Nous avons demandé à nos interlocuteurs de répondre à la question suivante : et si l’épicentre du séisme d’Al Haouz avait été situé dans une grande ville ?

"Nous aurions bien évidement subi davantage de dégâts du fait de la concentration des constructions. A Al Haouz, on avait plutôt affaire à de petits villages éparpillés. Les dégâts, si l’épicentre s’était trouvé dans une grande ville, auraient été distribués sur un territoire plus grand. Cela aurait donné lieu à une destruction totale et partielle des constructions. Malheureusement, les séismes cherchent toujours les défauts de la construction et les anomalies dans l’application des règles de l’art de la construction", estime Nacer Jabour.

"Je dirais qu’Agadir est aujourd’hui plus préservée du risque parce qu’elle a été complètement reconstruite après le séisme de 1960. Le niveau de vulnérabilité y est moins élevé. D’autres critères entrent également dans l’équation, comme l’emplacement de la faille causale par rapport aux constructions. Si l’épicentre est loin de la ville, il représentera moins de risques pour les constructions. Au contraire, s’il est localisé dans la ville, comme ce fut le cas avec le séisme d’Agadir en 1960, le tissu urbain souffrira davantage des vibrations sismiques. Les conséquences seront naturellement plus catastrophiques", ajoute-t-il.

"L’ampleur du séisme est liée à sa magnitude mesurée et à la situation de l’épicentre par rapport à la surface, et même à la nature des faciès géologiques à travers lesquels l’onde sismique se propage", explique pour sa part le directeur de la Géologie, Ahmed Benlakhdim.

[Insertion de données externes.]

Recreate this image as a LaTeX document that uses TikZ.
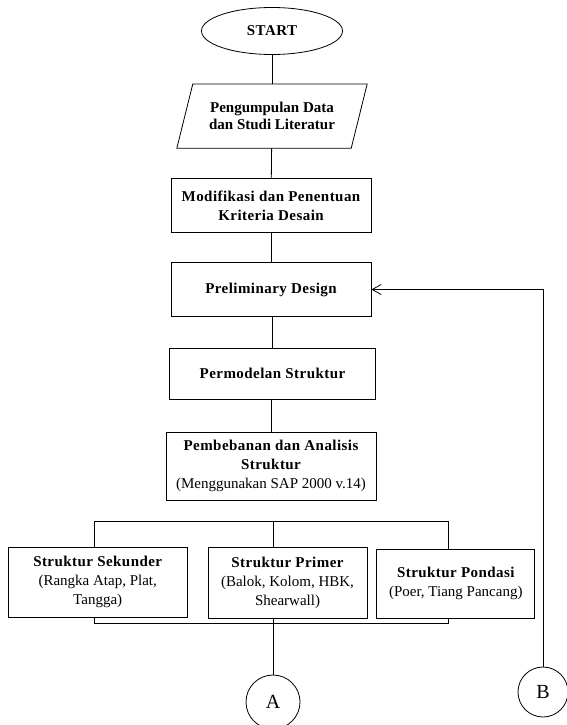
\documentclass[tikz,border=0pt]{standalone}
\usepackage{fontspec}
\setmainfont{Liberation Serif}
\newfontfamily\headfont{Liberation Serif}[LetterSpace=3.0]
\usepackage{tikz}
\usetikzlibrary{positioning,shapes.geometric,arrows.meta}

\tikzset{
    flowline/.style={line width=0.8pt},
    box/.style={draw, rectangle, line width=0.8pt, align=center, inner sep=2pt,
        font=\fontsize{15}{19}\selectfont},
    terminal/.style={draw, ellipse, line width=0.8pt, inner sep=0pt,
        minimum width=141pt, minimum height=47pt, font=\fontsize{15}{19}\selectfont\headfont\bfseries},
    inputbox/.style={rectangle, align=center, inner sep=0pt,
        minimum width=174pt, minimum height=64pt, font=\fontsize{15}{17}\selectfont\bfseries},
    connector/.style={draw, circle, line width=0.8pt, inner sep=0pt,
        font=\fontsize{20}{24}\selectfont}
}
\newcommand{\hd}{\headfont\bfseries}

\begin{document}
\begin{tikzpicture}[node distance=30pt]
    \useasboundingbox (0pt,0pt) rectangle (567pt,-725pt);

    % Main column
    \node[terminal] (start) at (272pt,-31pt) {START};
    \node[inputbox, below=29pt of start] (data) {Pengumpulan Data\\dan Studi Literatur};
    \draw[flowline] ([xshift=8pt]data.north west) -- ([xshift=8pt]data.north east)
        -- ([xshift=-8pt]data.south east) -- ([xshift=-8pt]data.south west) -- cycle;
    \node[box, minimum width=200pt, minimum height=54pt, below=30pt of data, xshift=-1pt] (modif)
        {\hd Modifikasi dan Penentuan\\\hd Kriteria Desain};
    \node[box, minimum width=200pt, minimum height=54pt, below=29pt of modif] (prelim)
        {\hd Preliminary Design};
    \node[box, minimum width=206pt, minimum height=51pt, below=31pt of prelim, xshift=1.5pt] (model)
        {\hd Permodelan Struktur};
    \node[box, minimum width=210pt, minimum height=68pt, below=32pt of model, xshift=-1.5pt] (beban)
        {\hd Pembebanan dan Analisis\\\hd Struktur\\(Menggunakan SAP 2000 v.14)};

    % Structure groups
    \node[box, minimum width=159pt, minimum height=71pt, below=46pt of beban, xshift=16.5pt] (primer)
        {\hd Struktur Primer\\(Balok, Kolom, HBK,\\Shearwall)};
    \node[box, minimum width=179pt, minimum height=70pt, left=20pt of primer] (sekunder)
        {\hd Struktur Sekunder\\(Rangka Atap, Plat,\\Tangga)};
    \node[box, minimum width=158pt, minimum height=69pt, right=9pt of primer, yshift=-1pt] (pondasi)
        {\hd Struktur Pondasi\\(Poer, Tiang Pancang)};

    % Off-page connectors
    \node[connector, minimum size=54pt] (conA) at (273pt,-702pt) {A};
    \node[connector, minimum size=50pt] (conB) at (543pt,-692pt) {B};

    % Bus points
    \coordinate (topL) at (94pt,-521pt);
    \coordinate (topR) at (448pt,-521pt);
    \coordinate (botL) at (94pt,-623pt);
    \coordinate (botR) at (448pt,-623pt);

    % Arrows
    \draw[flowline] (start) -- (data);
    \draw[flowline] (data) -- (modif);
    \draw[flowline] (modif) -- (prelim);
    \draw[flowline] (prelim.south -| model) -- (model);
    \draw[flowline] (model.south -| beban) -- (beban);
    \draw[flowline] (beban.south -| conA) -- (beban.south -| conA |- topL);
    \draw[flowline] (topL |- sekunder.north) -- (topL) -- (topR) -- (topR |- pondasi.north);
    \draw[flowline] (conA |- topL) -- (conA |- primer.north);
    \draw[flowline] (botL |- sekunder.south) -- (botL) -- (botR) -- (botR |- pondasi.south);
    \draw[flowline] (conA |- primer.south) -- (conA);
    \draw[flowline, -{Straight Barb[length=9pt,width=10pt]}] (conB) |- (prelim);
\end{tikzpicture}
\end{document}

Abderrahmane Soulimani souligne enfin : "Les tremblements de terre sont des catastrophes naturelles face auxquelles l’homme est totalement désarmé. On ne peut pas prédire quand les séismes se produiront, mais nous savons désormais définir les zones les plus exposées. Sur le plan scientifique, il reste encore beaucoup de travaux géologiques, géophysiques et sismologiques à réaliser au Maroc pour bien limiter ce phénomène et minimiser les risques encourus. Sur le front de l’urbanisme, il est nécessaire d’adopter des bâtiments parasismiques pour faire face aux prochains inévitables séismes".